◆ Exercise goal
Write out the records word for word, with no pictures.
╭─ Dataset entries
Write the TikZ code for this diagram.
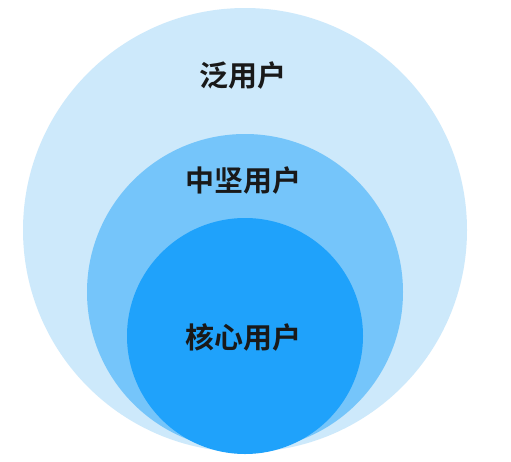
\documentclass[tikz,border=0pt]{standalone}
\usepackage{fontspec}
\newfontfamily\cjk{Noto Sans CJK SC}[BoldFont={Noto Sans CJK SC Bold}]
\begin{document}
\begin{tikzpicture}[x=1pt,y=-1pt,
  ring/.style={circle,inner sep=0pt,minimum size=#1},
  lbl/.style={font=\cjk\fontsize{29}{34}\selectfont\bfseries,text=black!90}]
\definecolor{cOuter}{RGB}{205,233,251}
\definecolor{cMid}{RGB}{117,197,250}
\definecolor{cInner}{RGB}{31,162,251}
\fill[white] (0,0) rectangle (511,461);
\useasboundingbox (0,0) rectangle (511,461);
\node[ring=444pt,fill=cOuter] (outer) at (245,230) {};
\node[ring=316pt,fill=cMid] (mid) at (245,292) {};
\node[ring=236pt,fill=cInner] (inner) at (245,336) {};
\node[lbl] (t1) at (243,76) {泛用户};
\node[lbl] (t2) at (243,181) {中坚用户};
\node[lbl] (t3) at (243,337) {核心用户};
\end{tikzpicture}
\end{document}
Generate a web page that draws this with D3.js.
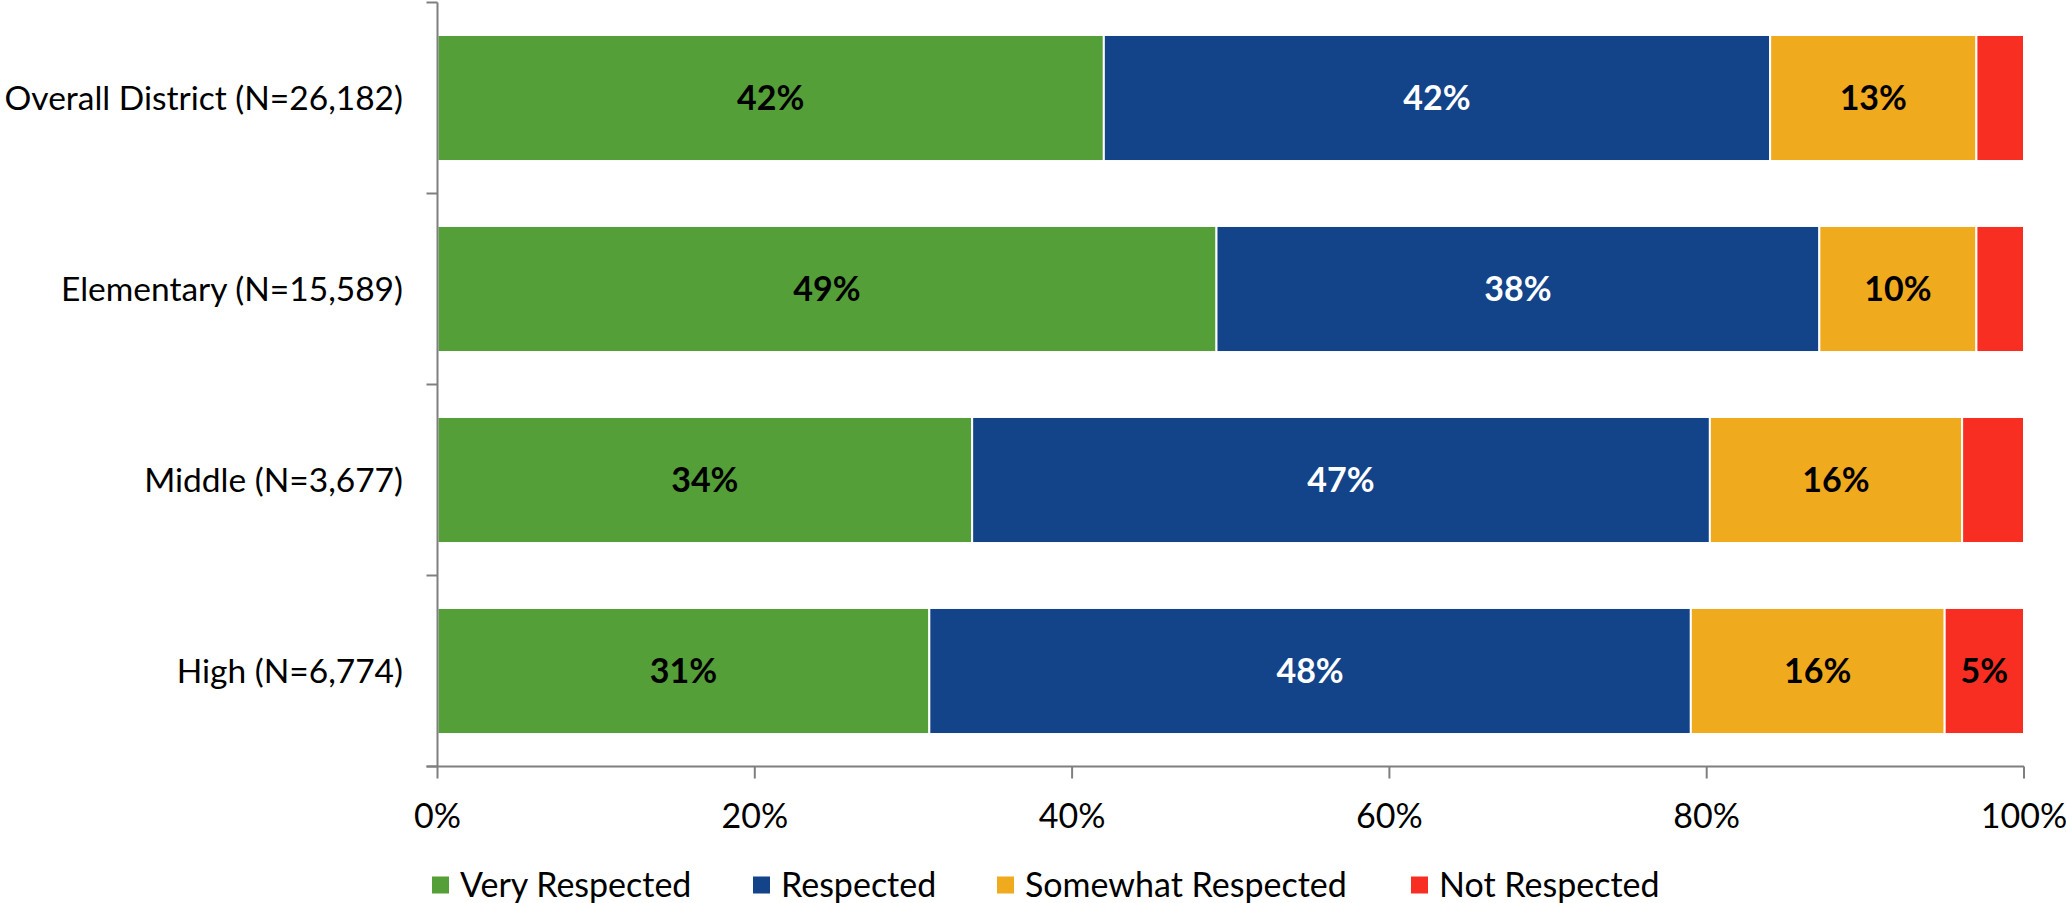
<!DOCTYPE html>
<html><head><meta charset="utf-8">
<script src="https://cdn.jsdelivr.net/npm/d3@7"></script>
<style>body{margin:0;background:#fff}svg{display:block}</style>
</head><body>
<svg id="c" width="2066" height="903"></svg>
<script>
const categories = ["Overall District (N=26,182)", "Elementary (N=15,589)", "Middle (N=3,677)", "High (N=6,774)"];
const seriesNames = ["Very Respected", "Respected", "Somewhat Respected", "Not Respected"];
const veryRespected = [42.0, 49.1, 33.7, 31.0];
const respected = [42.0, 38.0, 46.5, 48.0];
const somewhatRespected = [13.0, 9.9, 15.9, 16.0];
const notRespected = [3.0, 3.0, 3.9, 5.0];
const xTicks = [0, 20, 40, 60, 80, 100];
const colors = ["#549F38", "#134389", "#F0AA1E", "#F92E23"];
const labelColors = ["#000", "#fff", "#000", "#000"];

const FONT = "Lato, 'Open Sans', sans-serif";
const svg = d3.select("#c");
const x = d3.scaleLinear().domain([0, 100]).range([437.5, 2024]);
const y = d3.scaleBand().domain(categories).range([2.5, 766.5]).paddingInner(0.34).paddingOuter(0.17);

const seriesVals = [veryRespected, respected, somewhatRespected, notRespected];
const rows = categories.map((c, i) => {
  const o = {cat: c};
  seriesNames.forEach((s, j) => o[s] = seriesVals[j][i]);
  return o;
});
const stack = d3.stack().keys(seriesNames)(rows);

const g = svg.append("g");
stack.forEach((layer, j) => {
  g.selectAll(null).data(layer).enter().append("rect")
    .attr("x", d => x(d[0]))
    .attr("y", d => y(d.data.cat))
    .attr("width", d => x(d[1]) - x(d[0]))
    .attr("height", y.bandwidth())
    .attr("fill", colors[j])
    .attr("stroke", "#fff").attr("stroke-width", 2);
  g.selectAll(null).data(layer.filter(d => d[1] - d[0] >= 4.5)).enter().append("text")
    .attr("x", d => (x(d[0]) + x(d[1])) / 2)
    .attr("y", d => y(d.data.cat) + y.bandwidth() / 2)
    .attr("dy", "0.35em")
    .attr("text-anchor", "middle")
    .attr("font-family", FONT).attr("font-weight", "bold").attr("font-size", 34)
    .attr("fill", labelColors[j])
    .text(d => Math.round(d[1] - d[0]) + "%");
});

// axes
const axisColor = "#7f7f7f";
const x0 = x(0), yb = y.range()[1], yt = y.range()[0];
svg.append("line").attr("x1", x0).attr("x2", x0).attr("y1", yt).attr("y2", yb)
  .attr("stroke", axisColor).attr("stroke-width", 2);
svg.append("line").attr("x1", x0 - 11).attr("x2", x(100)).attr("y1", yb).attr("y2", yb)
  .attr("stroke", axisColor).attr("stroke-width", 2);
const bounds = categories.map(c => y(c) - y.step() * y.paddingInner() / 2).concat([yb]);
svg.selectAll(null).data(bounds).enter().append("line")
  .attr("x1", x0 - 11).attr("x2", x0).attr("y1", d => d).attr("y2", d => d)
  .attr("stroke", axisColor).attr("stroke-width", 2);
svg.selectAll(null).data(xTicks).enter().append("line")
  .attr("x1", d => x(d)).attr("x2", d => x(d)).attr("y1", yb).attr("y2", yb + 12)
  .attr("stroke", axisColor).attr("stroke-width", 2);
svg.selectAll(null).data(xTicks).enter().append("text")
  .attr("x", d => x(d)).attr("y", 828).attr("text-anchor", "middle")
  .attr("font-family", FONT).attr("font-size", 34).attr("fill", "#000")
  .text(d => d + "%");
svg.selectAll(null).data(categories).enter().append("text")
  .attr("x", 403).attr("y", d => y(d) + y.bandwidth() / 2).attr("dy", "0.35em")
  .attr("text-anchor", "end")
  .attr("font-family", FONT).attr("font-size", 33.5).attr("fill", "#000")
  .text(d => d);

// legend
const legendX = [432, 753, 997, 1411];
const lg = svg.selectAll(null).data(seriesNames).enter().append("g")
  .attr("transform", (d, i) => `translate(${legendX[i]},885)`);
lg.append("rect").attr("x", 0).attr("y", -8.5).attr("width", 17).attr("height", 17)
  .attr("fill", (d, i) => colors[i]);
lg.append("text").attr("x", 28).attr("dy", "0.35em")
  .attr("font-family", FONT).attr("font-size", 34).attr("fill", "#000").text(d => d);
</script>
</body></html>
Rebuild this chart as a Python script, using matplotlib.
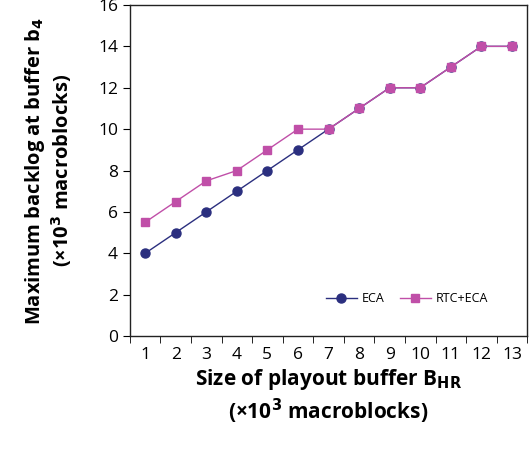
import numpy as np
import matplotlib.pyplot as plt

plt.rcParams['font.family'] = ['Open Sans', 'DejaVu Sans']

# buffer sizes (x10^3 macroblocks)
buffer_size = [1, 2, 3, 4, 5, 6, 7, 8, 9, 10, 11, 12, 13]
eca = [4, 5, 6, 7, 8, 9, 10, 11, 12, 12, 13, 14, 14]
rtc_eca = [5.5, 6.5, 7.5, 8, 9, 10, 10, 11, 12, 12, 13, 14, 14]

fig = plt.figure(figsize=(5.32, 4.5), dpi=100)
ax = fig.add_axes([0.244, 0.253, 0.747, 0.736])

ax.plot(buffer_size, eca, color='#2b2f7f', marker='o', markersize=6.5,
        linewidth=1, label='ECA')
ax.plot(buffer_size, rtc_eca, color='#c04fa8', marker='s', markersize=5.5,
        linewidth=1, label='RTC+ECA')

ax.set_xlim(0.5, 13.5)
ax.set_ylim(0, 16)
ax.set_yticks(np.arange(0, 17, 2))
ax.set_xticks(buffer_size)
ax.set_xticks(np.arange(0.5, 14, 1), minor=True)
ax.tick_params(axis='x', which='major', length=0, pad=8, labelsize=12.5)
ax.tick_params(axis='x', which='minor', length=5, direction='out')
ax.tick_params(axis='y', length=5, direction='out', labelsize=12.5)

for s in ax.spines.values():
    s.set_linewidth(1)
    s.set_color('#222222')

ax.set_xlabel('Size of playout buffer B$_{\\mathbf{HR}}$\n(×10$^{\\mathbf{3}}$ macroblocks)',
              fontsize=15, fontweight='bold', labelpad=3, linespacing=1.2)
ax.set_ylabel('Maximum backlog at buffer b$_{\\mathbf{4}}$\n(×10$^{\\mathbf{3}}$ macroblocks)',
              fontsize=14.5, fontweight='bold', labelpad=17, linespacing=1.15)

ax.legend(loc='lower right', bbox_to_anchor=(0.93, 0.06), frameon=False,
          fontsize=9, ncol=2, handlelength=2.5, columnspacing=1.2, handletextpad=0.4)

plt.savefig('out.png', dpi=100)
╰─
◆ Response to the exercise
Write the TikZ code for this diagram.
\documentclass[tikz,border=0pt]{standalone}
\usepackage{fontspec}
\newfontfamily\cjk{Noto Sans CJK SC}[BoldFont={Noto Sans CJK SC Bold}]
\begin{document}
\begin{tikzpicture}[x=1pt,y=-1pt,
  ring/.style={circle,inner sep=0pt,minimum size=#1},
  lbl/.style={font=\cjk\fontsize{29}{34}\selectfont\bfseries,text=black!90}]
\definecolor{cOuter}{RGB}{205,233,251}
\definecolor{cMid}{RGB}{117,197,250}
\definecolor{cInner}{RGB}{31,162,251}
\fill[white] (0,0) rectangle (511,461);
\useasboundingbox (0,0) rectangle (511,461);
\node[ring=444pt,fill=cOuter] (outer) at (245,230) {};
\node[ring=316pt,fill=cMid] (mid) at (245,292) {};
\node[ring=236pt,fill=cInner] (inner) at (245,336) {};
\node[lbl] (t1) at (243,76) {泛用户};
\node[lbl] (t2) at (243,181) {中坚用户};
\node[lbl] (t3) at (243,337) {核心用户};
\end{tikzpicture}
\end{document}
Generate a web page that draws this with D3.js.
<!DOCTYPE html>
<html><head><meta charset="utf-8">
<script src="https://cdn.jsdelivr.net/npm/d3@7"></script>
<style>body{margin:0;background:#fff}svg{display:block}</style>
</head><body>
<svg id="c" width="2066" height="903"></svg>
<script>
const categories = ["Overall District (N=26,182)", "Elementary (N=15,589)", "Middle (N=3,677)", "High (N=6,774)"];
const seriesNames = ["Very Respected", "Respected", "Somewhat Respected", "Not Respected"];
const veryRespected = [42.0, 49.1, 33.7, 31.0];
const respected = [42.0, 38.0, 46.5, 48.0];
const somewhatRespected = [13.0, 9.9, 15.9, 16.0];
const notRespected = [3.0, 3.0, 3.9, 5.0];
const xTicks = [0, 20, 40, 60, 80, 100];
const colors = ["#549F38", "#134389", "#F0AA1E", "#F92E23"];
const labelColors = ["#000", "#fff", "#000", "#000"];

const FONT = "Lato, 'Open Sans', sans-serif";
const svg = d3.select("#c");
const x = d3.scaleLinear().domain([0, 100]).range([437.5, 2024]);
const y = d3.scaleBand().domain(categories).range([2.5, 766.5]).paddingInner(0.34).paddingOuter(0.17);

const seriesVals = [veryRespected, respected, somewhatRespected, notRespected];
const rows = categories.map((c, i) => {
  const o = {cat: c};
  seriesNames.forEach((s, j) => o[s] = seriesVals[j][i]);
  return o;
});
const stack = d3.stack().keys(seriesNames)(rows);

const g = svg.append("g");
stack.forEach((layer, j) => {
  g.selectAll(null).data(layer).enter().append("rect")
    .attr("x", d => x(d[0]))
    .attr("y", d => y(d.data.cat))
    .attr("width", d => x(d[1]) - x(d[0]))
    .attr("height", y.bandwidth())
    .attr("fill", colors[j])
    .attr("stroke", "#fff").attr("stroke-width", 2);
  g.selectAll(null).data(layer.filter(d => d[1] - d[0] >= 4.5)).enter().append("text")
    .attr("x", d => (x(d[0]) + x(d[1])) / 2)
    .attr("y", d => y(d.data.cat) + y.bandwidth() / 2)
    .attr("dy", "0.35em")
    .attr("text-anchor", "middle")
    .attr("font-family", FONT).attr("font-weight", "bold").attr("font-size", 34)
    .attr("fill", labelColors[j])
    .text(d => Math.round(d[1] - d[0]) + "%");
});

// axes
const axisColor = "#7f7f7f";
const x0 = x(0), yb = y.range()[1], yt = y.range()[0];
svg.append("line").attr("x1", x0).attr("x2", x0).attr("y1", yt).attr("y2", yb)
  .attr("stroke", axisColor).attr("stroke-width", 2);
svg.append("line").attr("x1", x0 - 11).attr("x2", x(100)).attr("y1", yb).attr("y2", yb)
  .attr("stroke", axisColor).attr("stroke-width", 2);
const bounds = categories.map(c => y(c) - y.step() * y.paddingInner() / 2).concat([yb]);
svg.selectAll(null).data(bounds).enter().append("line")
  .attr("x1", x0 - 11).attr("x2", x0).attr("y1", d => d).attr("y2", d => d)
  .attr("stroke", axisColor).attr("stroke-width", 2);
svg.selectAll(null).data(xTicks).enter().append("line")
  .attr("x1", d => x(d)).attr("x2", d => x(d)).attr("y1", yb).attr("y2", yb + 12)
  .attr("stroke", axisColor).attr("stroke-width", 2);
svg.selectAll(null).data(xTicks).enter().append("text")
  .attr("x", d => x(d)).attr("y", 828).attr("text-anchor", "middle")
  .attr("font-family", FONT).attr("font-size", 34).attr("fill", "#000")
  .text(d => d + "%");
svg.selectAll(null).data(categories).enter().append("text")
  .attr("x", 403).attr("y", d => y(d) + y.bandwidth() / 2).attr("dy", "0.35em")
  .attr("text-anchor", "end")
  .attr("font-family", FONT).attr("font-size", 33.5).attr("fill", "#000")
  .text(d => d);

// legend
const legendX = [432, 753, 997, 1411];
const lg = svg.selectAll(null).data(seriesNames).enter().append("g")
  .attr("transform", (d, i) => `translate(${legendX[i]},885)`);
lg.append("rect").attr("x", 0).attr("y", -8.5).attr("width", 17).attr("height", 17)
  .attr("fill", (d, i) => colors[i]);
lg.append("text").attr("x", 28).attr("dy", "0.35em")
  .attr("font-family", FONT).attr("font-size", 34).attr("fill", "#000").text(d => d);
</script>
</body></html>
Rebuild this chart as a Python script, using matplotlib.
import numpy as np
import matplotlib.pyplot as plt

plt.rcParams['font.family'] = ['Open Sans', 'DejaVu Sans']

# buffer sizes (x10^3 macroblocks)
buffer_size = [1, 2, 3, 4, 5, 6, 7, 8, 9, 10, 11, 12, 13]
eca = [4, 5, 6, 7, 8, 9, 10, 11, 12, 12, 13, 14, 14]
rtc_eca = [5.5, 6.5, 7.5, 8, 9, 10, 10, 11, 12, 12, 13, 14, 14]

fig = plt.figure(figsize=(5.32, 4.5), dpi=100)
ax = fig.add_axes([0.244, 0.253, 0.747, 0.736])

ax.plot(buffer_size, eca, color='#2b2f7f', marker='o', markersize=6.5,
        linewidth=1, label='ECA')
ax.plot(buffer_size, rtc_eca, color='#c04fa8', marker='s', markersize=5.5,
        linewidth=1, label='RTC+ECA')

ax.set_xlim(0.5, 13.5)
ax.set_ylim(0, 16)
ax.set_yticks(np.arange(0, 17, 2))
ax.set_xticks(buffer_size)
ax.set_xticks(np.arange(0.5, 14, 1), minor=True)
ax.tick_params(axis='x', which='major', length=0, pad=8, labelsize=12.5)
ax.tick_params(axis='x', which='minor', length=5, direction='out')
ax.tick_params(axis='y', length=5, direction='out', labelsize=12.5)

for s in ax.spines.values():
    s.set_linewidth(1)
    s.set_color('#222222')

ax.set_xlabel('Size of playout buffer B$_{\\mathbf{HR}}$\n(×10$^{\\mathbf{3}}$ macroblocks)',
              fontsize=15, fontweight='bold', labelpad=3, linespacing=1.2)
ax.set_ylabel('Maximum backlog at buffer b$_{\\mathbf{4}}$\n(×10$^{\\mathbf{3}}$ macroblocks)',
              fontsize=14.5, fontweight='bold', labelpad=17, linespacing=1.15)

ax.legend(loc='lower right', bbox_to_anchor=(0.93, 0.06), frameon=False,
          fontsize=9, ncol=2, handlelength=2.5, columnspacing=1.2, handletextpad=0.4)

plt.savefig('out.png', dpi=100)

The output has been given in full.